>> begin

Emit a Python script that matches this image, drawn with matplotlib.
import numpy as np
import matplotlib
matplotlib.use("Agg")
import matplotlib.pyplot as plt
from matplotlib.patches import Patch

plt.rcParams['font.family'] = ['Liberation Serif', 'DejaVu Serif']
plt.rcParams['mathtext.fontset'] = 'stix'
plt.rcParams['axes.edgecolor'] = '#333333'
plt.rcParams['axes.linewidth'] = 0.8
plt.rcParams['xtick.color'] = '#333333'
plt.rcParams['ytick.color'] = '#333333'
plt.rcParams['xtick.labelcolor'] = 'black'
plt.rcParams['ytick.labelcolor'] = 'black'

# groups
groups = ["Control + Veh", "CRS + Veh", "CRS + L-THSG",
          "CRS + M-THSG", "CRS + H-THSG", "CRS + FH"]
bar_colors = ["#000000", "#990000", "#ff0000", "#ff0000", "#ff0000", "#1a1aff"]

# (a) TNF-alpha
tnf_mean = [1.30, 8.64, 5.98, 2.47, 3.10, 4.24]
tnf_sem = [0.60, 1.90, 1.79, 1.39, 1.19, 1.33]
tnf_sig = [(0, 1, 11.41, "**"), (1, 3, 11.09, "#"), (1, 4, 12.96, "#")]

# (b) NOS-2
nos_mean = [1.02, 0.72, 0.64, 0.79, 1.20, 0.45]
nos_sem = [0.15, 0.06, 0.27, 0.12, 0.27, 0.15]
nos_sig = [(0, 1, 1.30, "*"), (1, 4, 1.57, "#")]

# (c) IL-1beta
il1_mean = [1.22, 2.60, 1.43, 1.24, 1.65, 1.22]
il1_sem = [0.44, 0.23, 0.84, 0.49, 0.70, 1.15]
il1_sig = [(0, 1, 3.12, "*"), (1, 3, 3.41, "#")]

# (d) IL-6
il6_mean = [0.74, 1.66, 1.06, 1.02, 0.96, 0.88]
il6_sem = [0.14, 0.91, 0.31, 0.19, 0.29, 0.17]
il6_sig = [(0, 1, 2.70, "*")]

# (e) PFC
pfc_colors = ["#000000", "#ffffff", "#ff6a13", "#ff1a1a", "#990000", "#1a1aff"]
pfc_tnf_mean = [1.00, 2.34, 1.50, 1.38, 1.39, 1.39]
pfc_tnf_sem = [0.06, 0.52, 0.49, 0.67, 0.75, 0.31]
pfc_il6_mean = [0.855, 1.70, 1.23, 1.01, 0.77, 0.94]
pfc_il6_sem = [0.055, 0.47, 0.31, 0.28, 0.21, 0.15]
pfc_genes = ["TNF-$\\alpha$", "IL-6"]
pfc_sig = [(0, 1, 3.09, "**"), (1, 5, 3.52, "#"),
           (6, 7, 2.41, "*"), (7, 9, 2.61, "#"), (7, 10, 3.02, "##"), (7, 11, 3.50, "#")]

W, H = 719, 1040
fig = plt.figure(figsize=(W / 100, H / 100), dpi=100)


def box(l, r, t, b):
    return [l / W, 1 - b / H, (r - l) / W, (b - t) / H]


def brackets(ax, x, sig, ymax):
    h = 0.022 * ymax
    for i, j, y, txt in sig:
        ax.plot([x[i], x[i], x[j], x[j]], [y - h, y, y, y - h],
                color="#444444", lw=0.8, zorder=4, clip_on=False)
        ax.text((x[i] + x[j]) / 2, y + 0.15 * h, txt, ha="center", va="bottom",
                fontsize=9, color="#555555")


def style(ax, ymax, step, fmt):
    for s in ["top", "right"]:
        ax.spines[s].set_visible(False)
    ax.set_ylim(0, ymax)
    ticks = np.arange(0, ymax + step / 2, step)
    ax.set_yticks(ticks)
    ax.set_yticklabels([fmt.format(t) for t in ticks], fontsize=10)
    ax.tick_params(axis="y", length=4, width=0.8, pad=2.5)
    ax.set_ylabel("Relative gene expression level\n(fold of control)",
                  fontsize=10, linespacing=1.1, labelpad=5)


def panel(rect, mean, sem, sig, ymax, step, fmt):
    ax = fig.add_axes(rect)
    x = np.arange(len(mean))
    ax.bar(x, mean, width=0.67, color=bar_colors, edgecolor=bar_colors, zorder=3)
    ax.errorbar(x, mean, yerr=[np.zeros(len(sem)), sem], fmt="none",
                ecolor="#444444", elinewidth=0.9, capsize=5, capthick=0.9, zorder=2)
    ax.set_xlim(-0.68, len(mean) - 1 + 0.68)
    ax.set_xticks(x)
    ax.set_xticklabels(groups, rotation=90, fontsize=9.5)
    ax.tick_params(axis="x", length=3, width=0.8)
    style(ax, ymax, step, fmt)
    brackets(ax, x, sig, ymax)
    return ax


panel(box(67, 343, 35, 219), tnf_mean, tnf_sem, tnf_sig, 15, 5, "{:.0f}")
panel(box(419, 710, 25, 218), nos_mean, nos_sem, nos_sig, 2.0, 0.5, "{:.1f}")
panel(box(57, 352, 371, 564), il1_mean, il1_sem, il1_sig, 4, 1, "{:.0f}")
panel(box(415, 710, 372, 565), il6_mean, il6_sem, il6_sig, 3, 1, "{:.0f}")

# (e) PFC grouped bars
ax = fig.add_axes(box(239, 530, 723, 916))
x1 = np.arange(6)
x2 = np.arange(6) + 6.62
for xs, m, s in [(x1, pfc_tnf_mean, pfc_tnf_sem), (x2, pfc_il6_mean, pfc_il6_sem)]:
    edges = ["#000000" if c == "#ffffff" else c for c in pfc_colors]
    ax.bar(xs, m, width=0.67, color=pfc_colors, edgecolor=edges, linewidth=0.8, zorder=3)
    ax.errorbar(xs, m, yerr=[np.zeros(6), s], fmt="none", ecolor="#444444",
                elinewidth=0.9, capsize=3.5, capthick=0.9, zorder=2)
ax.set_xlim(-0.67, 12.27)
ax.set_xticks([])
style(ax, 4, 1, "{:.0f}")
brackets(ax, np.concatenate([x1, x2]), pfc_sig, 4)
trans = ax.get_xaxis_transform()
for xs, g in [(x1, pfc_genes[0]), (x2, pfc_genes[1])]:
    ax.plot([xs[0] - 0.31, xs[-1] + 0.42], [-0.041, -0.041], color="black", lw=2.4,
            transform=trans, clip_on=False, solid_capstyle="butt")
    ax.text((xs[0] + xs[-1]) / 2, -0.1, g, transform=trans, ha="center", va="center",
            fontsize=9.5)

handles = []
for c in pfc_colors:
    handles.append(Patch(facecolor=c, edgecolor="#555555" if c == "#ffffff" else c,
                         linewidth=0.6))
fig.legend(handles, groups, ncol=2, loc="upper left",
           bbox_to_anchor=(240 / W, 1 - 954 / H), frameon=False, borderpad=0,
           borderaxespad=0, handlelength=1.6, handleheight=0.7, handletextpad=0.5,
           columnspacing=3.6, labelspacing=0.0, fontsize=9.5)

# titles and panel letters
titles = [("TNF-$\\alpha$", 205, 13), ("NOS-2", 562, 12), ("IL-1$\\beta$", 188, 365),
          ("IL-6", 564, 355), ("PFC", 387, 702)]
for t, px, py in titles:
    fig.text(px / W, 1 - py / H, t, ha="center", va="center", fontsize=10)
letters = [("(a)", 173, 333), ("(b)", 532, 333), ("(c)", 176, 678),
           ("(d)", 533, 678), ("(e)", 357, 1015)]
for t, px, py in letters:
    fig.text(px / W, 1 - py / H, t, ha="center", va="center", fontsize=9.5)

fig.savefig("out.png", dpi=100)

>> end

* Work to complete: Set down, exactly as written, each line of the data from its opening line through the one containing "return [l /". Output nothing more.

* Full solution:
Emit a Python script that matches this image, drawn with matplotlib.
import numpy as np
import matplotlib
matplotlib.use("Agg")
import matplotlib.pyplot as plt
from matplotlib.patches import Patch

plt.rcParams['font.family'] = ['Liberation Serif', 'DejaVu Serif']
plt.rcParams['mathtext.fontset'] = 'stix'
plt.rcParams['axes.edgecolor'] = '#333333'
plt.rcParams['axes.linewidth'] = 0.8
plt.rcParams['xtick.color'] = '#333333'
plt.rcParams['ytick.color'] = '#333333'
plt.rcParams['xtick.labelcolor'] = 'black'
plt.rcParams['ytick.labelcolor'] = 'black'

# groups
groups = ["Control + Veh", "CRS + Veh", "CRS + L-THSG",
          "CRS + M-THSG", "CRS + H-THSG", "CRS + FH"]
bar_colors = ["#000000", "#990000", "#ff0000", "#ff0000", "#ff0000", "#1a1aff"]

# (a) TNF-alpha
tnf_mean = [1.30, 8.64, 5.98, 2.47, 3.10, 4.24]
tnf_sem = [0.60, 1.90, 1.79, 1.39, 1.19, 1.33]
tnf_sig = [(0, 1, 11.41, "**"), (1, 3, 11.09, "#"), (1, 4, 12.96, "#")]

# (b) NOS-2
nos_mean = [1.02, 0.72, 0.64, 0.79, 1.20, 0.45]
nos_sem = [0.15, 0.06, 0.27, 0.12, 0.27, 0.15]
nos_sig = [(0, 1, 1.30, "*"), (1, 4, 1.57, "#")]

# (c) IL-1beta
il1_mean = [1.22, 2.60, 1.43, 1.24, 1.65, 1.22]
il1_sem = [0.44, 0.23, 0.84, 0.49, 0.70, 1.15]
il1_sig = [(0, 1, 3.12, "*"), (1, 3, 3.41, "#")]

# (d) IL-6
il6_mean = [0.74, 1.66, 1.06, 1.02, 0.96, 0.88]
il6_sem = [0.14, 0.91, 0.31, 0.19, 0.29, 0.17]
il6_sig = [(0, 1, 2.70, "*")]

# (e) PFC
pfc_colors = ["#000000", "#ffffff", "#ff6a13", "#ff1a1a", "#990000", "#1a1aff"]
pfc_tnf_mean = [1.00, 2.34, 1.50, 1.38, 1.39, 1.39]
pfc_tnf_sem = [0.06, 0.52, 0.49, 0.67, 0.75, 0.31]
pfc_il6_mean = [0.855, 1.70, 1.23, 1.01, 0.77, 0.94]
pfc_il6_sem = [0.055, 0.47, 0.31, 0.28, 0.21, 0.15]
pfc_genes = ["TNF-$\\alpha$", "IL-6"]
pfc_sig = [(0, 1, 3.09, "**"), (1, 5, 3.52, "#"),
           (6, 7, 2.41, "*"), (7, 9, 2.61, "#"), (7, 10, 3.02, "##"), (7, 11, 3.50, "#")]

W, H = 719, 1040
fig = plt.figure(figsize=(W / 100, H / 100), dpi=100)


def box(l, r, t, b):
    return [l / W, 1 - b / H, (r - l) / W, (b - t) / H]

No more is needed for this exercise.